Échaudée par les recours judiciaires qui se multiplient, la Ligue de hockey junior majeur du Québec (LHJMQ) entend se défendre avec «fermeté et conviction». Son commissaire se dit prêt à aller devant les tribunaux, s'il le faut, pour ne pas devoir verser de salaire aux joueurs.
«Nos joueurs, on ne les considère pas comme des salariés. Ce sont des athlètes amateurs et étudiants, tonne le commissaire de la LHJMQ, Gilles Courteau. Ce qu'on leur verse par semaine, c'est sous forme de bourse d'encouragement aux études. Sinon, on couvre la pension, les études et les déplacements.»

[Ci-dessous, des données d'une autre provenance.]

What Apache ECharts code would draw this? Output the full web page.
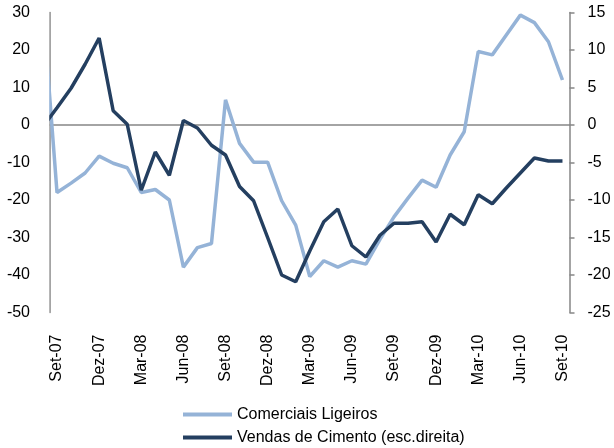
<!DOCTYPE html>
<html>
<head>
<meta charset="utf-8">
<script src="https://cdn.jsdelivr.net/npm/echarts@6/dist/echarts.min.js"></script>
<style>
html,body{margin:0;padding:0;background:#fff;}
#chart{width:614px;height:448px;}
</style>
</head>
<body>
<div id="chart"></div>
<script>
// Months: first entry (Ago-07) lies just left of the plot area and is clipped
var months = ['Ago-07','Set-07','Out-07','Nov-07','Dez-07','Jan-08','Fev-08','Mar-08','Abr-08','Mai-08','Jun-08','Jul-08','Ago-08',
  'Set-08','Out-08','Nov-08','Dez-08','Jan-09','Fev-09','Mar-09','Abr-09','Mai-09','Jun-09','Jul-09','Ago-09',
  'Set-09','Out-09','Nov-09','Dez-09','Jan-10','Fev-10','Mar-10','Abr-10','Mai-10','Jun-10','Jul-10','Ago-10','Set-10'];
var shownMonths = months.slice(1);

var comerciaisLigeiros = [31, -18.0, -15.5, -12.8, -8.3, -10.2, -11.4, -18.0, -17.2, -20.0, -37.9, -32.7, -31.6,
  6.7, -4.9, -9.9, -9.9, -20.2, -26.7, -40.4, -36.2, -37.9, -36.2, -37.1, -30.5,
  -24.5, -19.5, -14.7, -16.6, -8.0, -1.8, 19.6, 18.7, 24.0, 29.3, 27.3, 22.2, 12.0];

var vendasCimento = [-0.2, 2.3, 4.9, 8.1, 11.6, 1.9, 0.1, -8.7, -3.6, -6.7, 0.6, -0.4, -2.7,
  -4.0, -8.2, -10.1, -15.0, -20.0, -20.9, -16.8, -12.9, -11.2, -16.1, -17.6, -14.7,
  -13.1, -13.1, -12.9, -15.6, -11.9, -13.3, -9.3, -10.5, -8.4, -6.4, -4.4, -4.8, -4.8];

var leftTicks = {min: -50, max: 30, interval: 10};
var rightTicks = {min: -25, max: 15, interval: 5};

function toPairs(arr) {
  return arr.map(function (v, k) { return [k - 1, v]; });
}

var font = 'Liberation Sans, Arial, sans-serif';
var chart = echarts.init(document.getElementById('chart'), null, {renderer: 'canvas'});
chart.setOption({
  animation: false,
  backgroundColor: '#ffffff',
  grid: {left: 50, right: 44.5, top: 12.5, bottom: 135.5, containLabel: false},
  legend: {
    orient: 'vertical',
    left: 183,
    top: 405,
    padding: 0,
    itemWidth: 49,
    itemHeight: 4,
    itemGap: 4,
    icon: 'rect',
    textStyle: {fontFamily: font, fontSize: 16, color: '#000', lineHeight: 19},
    data: ['Comerciais Ligeiros', 'Vendas de Cimento (esc.direita)']
  },
  // white mask hiding the stroke overflow left of the plot edge (plot-area clipping as in the original)
  graphic: [{
    type: 'rect',
    z: 100,
    silent: true,
    shape: {x: 38, y: 0, width: 11.2, height: 320},
    style: {fill: '#ffffff'}
  }],
  xAxis: [
    {
      type: 'category',
      data: shownMonths,
      boundaryGap: true,
      position: 'bottom',
      axisLine: {show: false, onZero: false},
      axisTick: {show: false},
      axisLabel: {interval: 2, rotate: 90, margin: 22, fontFamily: font, fontSize: 16, color: '#000'},
      splitLine: {show: false}
    },
    {
      type: 'value',
      min: -0.5,
      max: shownMonths.length - 0.5,
      position: 'bottom',
      axisLine: {show: true, onZero: true, onZeroAxisIndex: 0, lineStyle: {color: '#868686', width: 1.5}},
      axisTick: {show: false},
      axisLabel: {show: false},
      splitLine: {show: false}
    }
  ],
  yAxis: [
    {
      type: 'value',
      position: 'left',
      min: leftTicks.min, max: leftTicks.max, interval: leftTicks.interval,
      axisLine: {show: true, onZero: false, lineStyle: {color: '#868686', width: 1.5}},
      axisTick: {show: false},
      axisLabel: {margin: 20, fontFamily: font, fontSize: 16, color: '#000'},
      splitLine: {show: false}
    },
    {
      type: 'value',
      position: 'right',
      min: rightTicks.min, max: rightTicks.max, interval: rightTicks.interval,
      axisLine: {show: true, onZero: false, lineStyle: {color: '#868686', width: 1.5}},
      axisTick: {show: true, inside: false, length: 5, lineStyle: {color: '#868686', width: 1.5}},
      axisLabel: {margin: 18, fontFamily: font, fontSize: 16, color: '#000'},
      splitLine: {show: false}
    }
  ],
  series: [
    {
      name: 'Comerciais Ligeiros',
      type: 'line',
      xAxisIndex: 1,
      yAxisIndex: 0,
      data: toPairs(comerciaisLigeiros),
      showSymbol: false,
      symbol: 'none',
      clip: true,
      lineStyle: {color: '#95B3D7', width: 3.5},
      itemStyle: {color: '#95B3D7'}
    },
    {
      name: 'Vendas de Cimento (esc.direita)',
      type: 'line',
      xAxisIndex: 1,
      yAxisIndex: 1,
      data: toPairs(vendasCimento),
      showSymbol: false,
      symbol: 'none',
      clip: true,
      lineStyle: {color: '#243F60', width: 3.5},
      itemStyle: {color: '#243F60'}
    }
  ]
});
</script>
</body>
</html>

La Presse a révélé vendredi qu'une demande de recours collectif était déposée contre la LHJMQ en Cour supérieure du Québec cette semaine. La requête fait valoir que les joueurs sont des salariés, mais sont payés en deçà du salaire minimum depuis des années. Elle réclame 50 millions en dommages punitifs.
Vendredi après-midi, la poursuite n'avait toujours pas été signifiée à la LHJMQ. «On attend toujours les documents», a expliqué M. Courteau.
La requête fait valoir que les joueurs «travaillent» de 35 à 40 heures par semaine en moyenne et «jusqu'à 65 heures». En contrepartie, ils reçoivent une indemnité - un «salaire», selon la poursuite - de 60 $ par semaine, en plus de la pension.
Cette charge de travail est liée au niveau élevé du calibre, note M. Courteau. «À cause de son statut élite, le joueur a un calendrier de 68 matchs, des entraînements et doit aller à l'école», explique-t-il.
Il croit que payer les joueurs nuirait à la mission de la LHJMQ. «Ce serait difficile de garder nos jeunes à l'école alors qu'ils auraient l'impression de gagner leur vie avec le hockey. Mais ce n'est pas le cas, assure M. Courteau. C'est une ligue de développement. L'étape qui précède le hockey professionnel.»
«Si ça ne fonctionne pas au hockey, on a un programme de bourses d'études aux niveaux universitaire, collégial ou professionnel», poursuit le commissaire.
Une cause crédible, selon des experts
Selon six avocats spécialisés en droit du travail et de la fiscalité, les recours collectifs contre la LHJMQ et la Ligue canadienne de hockey (LCH) s'appuient sur des bases solides. Ces experts consultés par le Toronto Star estiment que les joueurs sont des salariés.
Vendredi, une troisième requête a été déposée, cette fois contre la Western Hockey League (WHL). Le joueur derrière cette poursuite de 60 millions est Lukas Walter, celui-là même qui poursuit la LHJMQ. Au cours de ses trois ans dans le hockey junior, Walter a joué dans les deux ligues.
L'année dernière avec les Sea Dogs de Saint-Jean, Walter touchait une indemnité de 476 $ par semaine, selon la poursuite. Les joueurs de 20 ans pouvaient toucher jusqu'à 560 $ la saison dernière, contrairement aux joueurs de 16 à 19 ans.
La poursuite allègue que c'est la preuve du statut de salarié des joueurs. Cette saison, la LHJMQ a ramené la somme à 150 $ par semaine. Gilles Courteau assure que la décision n'a pas été prise dans le but de se protéger contre une poursuite.
«Jusqu'à l'an dernier, nos joueurs de 20 ans étaient considérés comme recevant un salaire. Parce qu'à 20 ans, le joueur avait l'occasion d'aller jouer au hockey professionnel dans la Ligue américaine ou la ECHL, donc c'est ce qui nous a amenés à avoir cette situation-là jusqu'à l'an passé», note le commissaire de la LHJMQ.
Mais l'indemnité a été revue à la baisse par souci d'uniformité, plaide-t-il. «En tant que ligue amateur, on voulait que tout le monde soit sur un pied d'égalité», dit-il.
Gilles Courteau dit se demander si des gens ou des groupes se cachent derrière ces recours.
«On se pose la question. Il y a deux ans, c'étaient les frères Randy et Glenn Gumbley derrière la démarche de syndicalisation. Il y a eu Georges Laraque au Québec, rappelle Gilles Courteau. On se souvient tous comment ça s'est terminé.»